February is interesting. There’s a Valentine’s party (curiously called “Hearts to You” Dance)—not so unusual. There are also not one, but TWO presidential parties: a George’s Day Party and an Abraham Lincoln Party: because twelve-year-olds love to talk about dead presidents in their free time. The strangest February suggestion is a party called Lawn Dance in the Basement (which honestly sounds like an awesome band name to me). Knowing what we know about drab and dreary 1960s basements…brown, burnt orange, mustard yellow, shag carpets, vinyl furniture…I understand why this party includes so many details for décor:
- Invitations should feature gay summer colors and ribbon.
- Lawn furniture can be brought inside to sit on artificial turf or green carpets.
- Artificial flowers and trees will brighten up the place.
- Stuffed animals scattered about the “lawn” give an authentic outdoor feel.
- Paper butterflies hanging from the ceiling will make your basement come to life.
- And…last, but certainly not least…audio of singing birds playing as your guests arrive will really “spring” up the atmosphere.
Suggested Basement Lawn games include a Daisy dance where boys use fake daisies as relay batons to cut in on girls with their dancing partners, croquet, and badminton. YOLO!
Maybe you are thinking that things were different when this book was published in the 1960s. Perhaps kids were more naïve, entertainment was more wholesome. A little poking around on the internet turned up this Kirkus review:
We opened this book with an open mind, but our two teen-agers were less judicial: they simply hooted. In this vast collection of party ideas from January to December there are a few games which, stripped of their fancy trappings, might be good fun, but the majority are just too precious for true-blooded teens. The author calls one of these shindigs Corny Capers and that about sums it up. –Kirkus (source)

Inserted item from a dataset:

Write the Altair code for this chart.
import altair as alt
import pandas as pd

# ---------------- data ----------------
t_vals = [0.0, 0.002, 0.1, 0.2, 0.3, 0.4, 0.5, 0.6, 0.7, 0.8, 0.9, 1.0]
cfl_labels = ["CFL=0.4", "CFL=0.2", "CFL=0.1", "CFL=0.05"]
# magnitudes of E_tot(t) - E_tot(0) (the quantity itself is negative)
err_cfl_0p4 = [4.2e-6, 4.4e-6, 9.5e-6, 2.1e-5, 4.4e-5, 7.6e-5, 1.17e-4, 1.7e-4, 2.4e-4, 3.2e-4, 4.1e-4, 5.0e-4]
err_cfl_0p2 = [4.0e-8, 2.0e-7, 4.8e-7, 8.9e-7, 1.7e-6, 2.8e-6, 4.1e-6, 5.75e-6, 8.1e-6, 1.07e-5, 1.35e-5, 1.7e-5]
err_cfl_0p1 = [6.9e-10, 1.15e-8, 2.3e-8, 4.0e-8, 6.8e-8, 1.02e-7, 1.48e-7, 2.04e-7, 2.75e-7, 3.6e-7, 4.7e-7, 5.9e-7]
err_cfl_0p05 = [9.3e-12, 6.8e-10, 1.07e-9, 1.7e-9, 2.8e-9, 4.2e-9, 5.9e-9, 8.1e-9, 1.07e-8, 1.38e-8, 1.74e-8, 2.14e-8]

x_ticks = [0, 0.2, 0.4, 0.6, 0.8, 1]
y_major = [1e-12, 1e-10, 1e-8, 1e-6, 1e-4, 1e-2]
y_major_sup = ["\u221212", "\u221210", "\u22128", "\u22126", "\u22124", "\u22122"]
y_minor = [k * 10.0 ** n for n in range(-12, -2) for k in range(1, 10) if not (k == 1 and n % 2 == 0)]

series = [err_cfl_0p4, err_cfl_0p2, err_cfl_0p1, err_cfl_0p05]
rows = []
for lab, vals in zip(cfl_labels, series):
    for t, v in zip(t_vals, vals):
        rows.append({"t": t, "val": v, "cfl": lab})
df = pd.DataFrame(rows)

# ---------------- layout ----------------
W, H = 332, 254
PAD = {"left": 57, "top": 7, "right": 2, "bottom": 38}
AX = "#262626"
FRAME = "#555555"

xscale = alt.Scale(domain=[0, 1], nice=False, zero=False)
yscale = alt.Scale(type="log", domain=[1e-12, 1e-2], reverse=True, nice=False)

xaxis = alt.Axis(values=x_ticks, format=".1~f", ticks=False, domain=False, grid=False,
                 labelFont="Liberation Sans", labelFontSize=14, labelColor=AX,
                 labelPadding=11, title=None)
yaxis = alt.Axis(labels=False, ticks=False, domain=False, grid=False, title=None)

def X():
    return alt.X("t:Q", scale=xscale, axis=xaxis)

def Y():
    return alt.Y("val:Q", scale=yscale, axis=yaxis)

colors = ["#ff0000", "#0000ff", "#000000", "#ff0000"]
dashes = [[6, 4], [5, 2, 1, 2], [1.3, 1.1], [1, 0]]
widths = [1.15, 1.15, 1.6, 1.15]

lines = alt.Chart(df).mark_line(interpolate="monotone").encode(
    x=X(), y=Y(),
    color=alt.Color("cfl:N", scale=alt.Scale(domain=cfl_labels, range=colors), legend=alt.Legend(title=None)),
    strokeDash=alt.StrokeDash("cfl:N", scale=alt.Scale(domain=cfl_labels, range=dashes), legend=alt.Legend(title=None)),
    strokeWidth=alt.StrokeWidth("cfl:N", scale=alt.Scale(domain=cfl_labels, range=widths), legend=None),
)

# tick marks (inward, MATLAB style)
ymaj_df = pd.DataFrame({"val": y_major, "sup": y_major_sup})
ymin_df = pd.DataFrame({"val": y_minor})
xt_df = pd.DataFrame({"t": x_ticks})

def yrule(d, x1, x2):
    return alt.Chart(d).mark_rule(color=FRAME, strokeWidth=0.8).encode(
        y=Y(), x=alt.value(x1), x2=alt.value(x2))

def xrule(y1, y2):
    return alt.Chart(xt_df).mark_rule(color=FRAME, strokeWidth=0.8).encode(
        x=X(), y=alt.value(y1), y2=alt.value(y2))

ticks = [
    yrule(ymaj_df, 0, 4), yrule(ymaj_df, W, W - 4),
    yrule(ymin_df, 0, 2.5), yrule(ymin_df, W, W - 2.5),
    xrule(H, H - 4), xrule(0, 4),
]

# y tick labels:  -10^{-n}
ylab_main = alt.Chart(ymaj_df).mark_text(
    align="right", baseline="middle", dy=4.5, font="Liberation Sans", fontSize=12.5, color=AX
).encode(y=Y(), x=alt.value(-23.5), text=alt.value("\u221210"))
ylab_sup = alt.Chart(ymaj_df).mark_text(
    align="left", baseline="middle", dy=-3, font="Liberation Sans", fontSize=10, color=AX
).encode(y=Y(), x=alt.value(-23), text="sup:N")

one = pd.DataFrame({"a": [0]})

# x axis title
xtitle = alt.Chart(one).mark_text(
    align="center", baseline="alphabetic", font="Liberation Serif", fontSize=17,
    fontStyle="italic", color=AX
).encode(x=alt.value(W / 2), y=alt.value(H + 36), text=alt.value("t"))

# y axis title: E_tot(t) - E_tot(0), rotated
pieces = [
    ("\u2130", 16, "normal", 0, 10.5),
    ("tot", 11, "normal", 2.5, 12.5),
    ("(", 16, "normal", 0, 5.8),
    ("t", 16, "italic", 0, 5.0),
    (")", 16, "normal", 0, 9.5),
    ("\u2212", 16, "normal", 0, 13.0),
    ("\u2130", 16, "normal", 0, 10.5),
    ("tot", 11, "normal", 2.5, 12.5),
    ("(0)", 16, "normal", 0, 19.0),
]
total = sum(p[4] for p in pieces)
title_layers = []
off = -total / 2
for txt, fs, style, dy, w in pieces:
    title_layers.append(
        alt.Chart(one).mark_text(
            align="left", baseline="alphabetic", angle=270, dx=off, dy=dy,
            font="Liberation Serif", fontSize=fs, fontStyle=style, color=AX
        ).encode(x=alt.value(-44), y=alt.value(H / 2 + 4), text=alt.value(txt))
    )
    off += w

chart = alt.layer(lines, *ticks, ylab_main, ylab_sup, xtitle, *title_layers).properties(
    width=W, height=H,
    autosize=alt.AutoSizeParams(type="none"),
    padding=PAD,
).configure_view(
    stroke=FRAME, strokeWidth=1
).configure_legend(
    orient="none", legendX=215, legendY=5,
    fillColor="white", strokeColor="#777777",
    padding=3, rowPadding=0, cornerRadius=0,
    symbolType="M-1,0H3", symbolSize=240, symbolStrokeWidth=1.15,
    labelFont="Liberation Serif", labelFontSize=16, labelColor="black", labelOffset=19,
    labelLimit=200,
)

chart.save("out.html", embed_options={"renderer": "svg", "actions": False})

I momentarily thought this was a contemporary review of an old title. It sounded like something a parent of middle schoolers reading this book today might say. But no, this review was from 1966. So I think we can assume that the disconnect between the subject and the audience is not just a matter of changing times.

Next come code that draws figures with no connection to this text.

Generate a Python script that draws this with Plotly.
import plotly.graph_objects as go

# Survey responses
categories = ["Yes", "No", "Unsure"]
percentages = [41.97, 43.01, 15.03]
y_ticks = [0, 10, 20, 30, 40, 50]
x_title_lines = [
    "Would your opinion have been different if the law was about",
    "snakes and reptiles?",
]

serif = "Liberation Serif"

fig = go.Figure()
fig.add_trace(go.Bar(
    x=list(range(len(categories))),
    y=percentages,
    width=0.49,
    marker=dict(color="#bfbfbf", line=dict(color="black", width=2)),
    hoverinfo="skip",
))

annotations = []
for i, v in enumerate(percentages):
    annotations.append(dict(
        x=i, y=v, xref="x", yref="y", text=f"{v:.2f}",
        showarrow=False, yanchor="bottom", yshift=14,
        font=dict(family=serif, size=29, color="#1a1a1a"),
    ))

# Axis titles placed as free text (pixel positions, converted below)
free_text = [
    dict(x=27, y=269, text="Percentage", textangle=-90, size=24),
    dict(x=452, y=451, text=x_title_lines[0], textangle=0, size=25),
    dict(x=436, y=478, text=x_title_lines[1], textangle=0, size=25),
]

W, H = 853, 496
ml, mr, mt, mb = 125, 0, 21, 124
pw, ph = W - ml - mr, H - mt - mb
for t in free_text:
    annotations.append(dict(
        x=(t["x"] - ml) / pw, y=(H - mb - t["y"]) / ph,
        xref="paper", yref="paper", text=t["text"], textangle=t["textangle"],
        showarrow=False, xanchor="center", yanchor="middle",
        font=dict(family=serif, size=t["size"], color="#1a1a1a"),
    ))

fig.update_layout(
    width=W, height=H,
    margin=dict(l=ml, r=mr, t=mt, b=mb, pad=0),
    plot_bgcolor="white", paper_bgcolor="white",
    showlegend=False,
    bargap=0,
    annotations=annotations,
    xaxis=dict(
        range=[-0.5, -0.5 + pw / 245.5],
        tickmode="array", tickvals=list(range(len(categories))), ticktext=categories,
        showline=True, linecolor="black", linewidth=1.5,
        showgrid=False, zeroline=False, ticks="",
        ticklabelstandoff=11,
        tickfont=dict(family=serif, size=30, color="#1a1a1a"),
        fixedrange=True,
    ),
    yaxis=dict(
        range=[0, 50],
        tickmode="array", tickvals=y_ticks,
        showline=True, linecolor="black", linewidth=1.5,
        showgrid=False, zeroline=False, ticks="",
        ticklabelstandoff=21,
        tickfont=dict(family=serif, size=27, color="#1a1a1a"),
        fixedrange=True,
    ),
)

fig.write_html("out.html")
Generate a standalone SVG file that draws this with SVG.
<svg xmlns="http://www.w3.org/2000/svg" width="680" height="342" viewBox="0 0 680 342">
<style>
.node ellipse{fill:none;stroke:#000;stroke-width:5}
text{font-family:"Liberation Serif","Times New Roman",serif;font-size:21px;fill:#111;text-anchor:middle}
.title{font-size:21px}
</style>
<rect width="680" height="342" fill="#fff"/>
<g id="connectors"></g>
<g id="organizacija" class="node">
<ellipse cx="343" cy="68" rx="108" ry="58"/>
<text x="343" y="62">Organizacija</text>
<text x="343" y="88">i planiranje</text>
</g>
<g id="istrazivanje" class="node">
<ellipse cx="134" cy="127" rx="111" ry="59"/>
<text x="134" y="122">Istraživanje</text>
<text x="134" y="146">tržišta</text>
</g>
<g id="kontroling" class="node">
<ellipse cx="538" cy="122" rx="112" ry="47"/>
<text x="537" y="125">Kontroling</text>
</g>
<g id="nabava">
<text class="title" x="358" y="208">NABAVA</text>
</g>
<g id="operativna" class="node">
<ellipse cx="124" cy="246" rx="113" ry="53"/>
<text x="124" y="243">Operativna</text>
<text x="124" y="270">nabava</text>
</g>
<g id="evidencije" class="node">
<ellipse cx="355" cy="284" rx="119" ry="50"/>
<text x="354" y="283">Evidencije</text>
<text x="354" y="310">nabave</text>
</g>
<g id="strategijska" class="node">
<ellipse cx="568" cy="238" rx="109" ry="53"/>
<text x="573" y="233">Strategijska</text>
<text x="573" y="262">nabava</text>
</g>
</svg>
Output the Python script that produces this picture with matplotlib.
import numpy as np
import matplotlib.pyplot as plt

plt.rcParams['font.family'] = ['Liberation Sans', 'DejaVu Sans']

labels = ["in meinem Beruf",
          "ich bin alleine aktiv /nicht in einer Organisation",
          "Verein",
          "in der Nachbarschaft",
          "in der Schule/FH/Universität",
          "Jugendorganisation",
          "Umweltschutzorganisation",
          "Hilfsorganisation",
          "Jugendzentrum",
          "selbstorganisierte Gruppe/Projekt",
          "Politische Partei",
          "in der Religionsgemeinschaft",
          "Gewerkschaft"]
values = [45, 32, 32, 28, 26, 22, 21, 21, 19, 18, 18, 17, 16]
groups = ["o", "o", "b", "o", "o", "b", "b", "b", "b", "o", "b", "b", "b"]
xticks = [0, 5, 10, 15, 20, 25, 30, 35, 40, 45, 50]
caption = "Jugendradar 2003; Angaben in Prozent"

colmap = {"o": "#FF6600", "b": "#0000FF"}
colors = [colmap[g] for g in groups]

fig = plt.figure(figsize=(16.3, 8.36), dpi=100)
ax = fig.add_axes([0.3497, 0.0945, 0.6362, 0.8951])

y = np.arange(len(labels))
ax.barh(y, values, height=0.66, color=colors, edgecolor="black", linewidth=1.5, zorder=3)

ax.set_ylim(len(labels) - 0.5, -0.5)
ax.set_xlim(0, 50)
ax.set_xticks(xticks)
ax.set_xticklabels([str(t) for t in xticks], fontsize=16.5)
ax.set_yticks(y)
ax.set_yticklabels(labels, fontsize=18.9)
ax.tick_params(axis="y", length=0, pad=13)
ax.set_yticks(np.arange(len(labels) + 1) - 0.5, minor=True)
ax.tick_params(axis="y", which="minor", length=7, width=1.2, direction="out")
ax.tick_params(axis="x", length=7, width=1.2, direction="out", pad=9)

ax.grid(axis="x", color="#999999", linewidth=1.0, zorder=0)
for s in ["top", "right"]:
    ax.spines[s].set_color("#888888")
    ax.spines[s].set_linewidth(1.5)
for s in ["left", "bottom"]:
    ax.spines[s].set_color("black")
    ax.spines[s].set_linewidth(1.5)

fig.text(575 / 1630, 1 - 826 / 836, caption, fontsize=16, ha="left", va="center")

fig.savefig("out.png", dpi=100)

I do like to find something positive to say about a book. Upon further reflection, I can think of two other more appropriate audiences for this particular collection of party-throwing tips.
- Retirement Community Social Events Coordinators: almost all of this stuff looks like great fun for a bunch of senior citizens who are trapped under the same roof and need occasions to help mark the passage of time. For the sweet and innocent old-fashioned seniors, these parties would be a lovely throwback to the good old days. For the surly, foul-mouthed seniors at the other end of the sociability spectrum, these parties would provide endless fodder for kvetching. Those seniors in the middle could pick sides depending on their mood.

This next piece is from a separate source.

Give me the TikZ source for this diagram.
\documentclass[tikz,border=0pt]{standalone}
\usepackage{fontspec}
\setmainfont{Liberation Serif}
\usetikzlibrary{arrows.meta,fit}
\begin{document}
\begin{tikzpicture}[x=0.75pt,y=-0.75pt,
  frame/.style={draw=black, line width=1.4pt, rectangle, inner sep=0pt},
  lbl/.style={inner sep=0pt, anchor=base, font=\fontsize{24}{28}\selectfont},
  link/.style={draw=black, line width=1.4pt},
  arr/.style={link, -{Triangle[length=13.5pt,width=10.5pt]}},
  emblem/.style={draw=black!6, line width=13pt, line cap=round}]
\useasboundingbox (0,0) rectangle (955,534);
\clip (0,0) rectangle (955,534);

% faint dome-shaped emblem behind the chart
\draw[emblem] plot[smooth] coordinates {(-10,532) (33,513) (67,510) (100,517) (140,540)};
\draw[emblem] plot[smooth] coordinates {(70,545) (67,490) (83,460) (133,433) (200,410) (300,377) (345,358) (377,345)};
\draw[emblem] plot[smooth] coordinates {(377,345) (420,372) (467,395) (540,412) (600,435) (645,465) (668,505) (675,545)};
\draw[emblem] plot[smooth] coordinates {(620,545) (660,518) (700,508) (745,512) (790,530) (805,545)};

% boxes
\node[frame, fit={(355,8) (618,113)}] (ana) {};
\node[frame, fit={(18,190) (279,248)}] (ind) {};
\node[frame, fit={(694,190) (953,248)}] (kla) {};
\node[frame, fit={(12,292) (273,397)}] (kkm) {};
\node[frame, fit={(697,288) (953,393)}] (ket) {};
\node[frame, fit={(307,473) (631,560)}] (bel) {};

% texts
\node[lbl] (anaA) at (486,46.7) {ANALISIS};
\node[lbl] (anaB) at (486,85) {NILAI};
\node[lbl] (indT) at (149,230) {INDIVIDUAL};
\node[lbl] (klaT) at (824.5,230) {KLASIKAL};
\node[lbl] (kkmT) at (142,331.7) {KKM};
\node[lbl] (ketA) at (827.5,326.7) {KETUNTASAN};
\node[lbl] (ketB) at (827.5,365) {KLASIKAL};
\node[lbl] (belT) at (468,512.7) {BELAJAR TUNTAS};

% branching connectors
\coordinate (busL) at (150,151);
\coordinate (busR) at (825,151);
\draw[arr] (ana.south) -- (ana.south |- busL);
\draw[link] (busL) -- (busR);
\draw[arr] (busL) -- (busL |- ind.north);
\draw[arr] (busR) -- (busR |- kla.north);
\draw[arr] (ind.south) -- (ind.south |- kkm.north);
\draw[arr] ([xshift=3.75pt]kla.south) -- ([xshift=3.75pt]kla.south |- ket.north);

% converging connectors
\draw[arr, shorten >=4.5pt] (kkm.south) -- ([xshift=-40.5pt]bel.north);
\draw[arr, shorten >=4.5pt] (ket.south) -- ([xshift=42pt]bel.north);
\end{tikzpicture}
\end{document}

- Elementary School Room Parents: not middle school, mind you, but elementary school. Many of these games would be enjoyable for 7-11 year olds. If they were organized for a captive audience by overzealous room parents, the kids could “grudgingly” participate in activities that they would TOTALLY find fun but not want to ADMIT to being excited about. I mean – A Mother Goose Party? With Costumes? And a Lollipop Dance? PERFECTION!
And now I’m off to see if my 8 year old nephew’s teacher will let me plan an Ides of March party. Et tu, Travis?
*This is a publishing joke. First editions of unexpectedly popular books are considered a collector’s delight.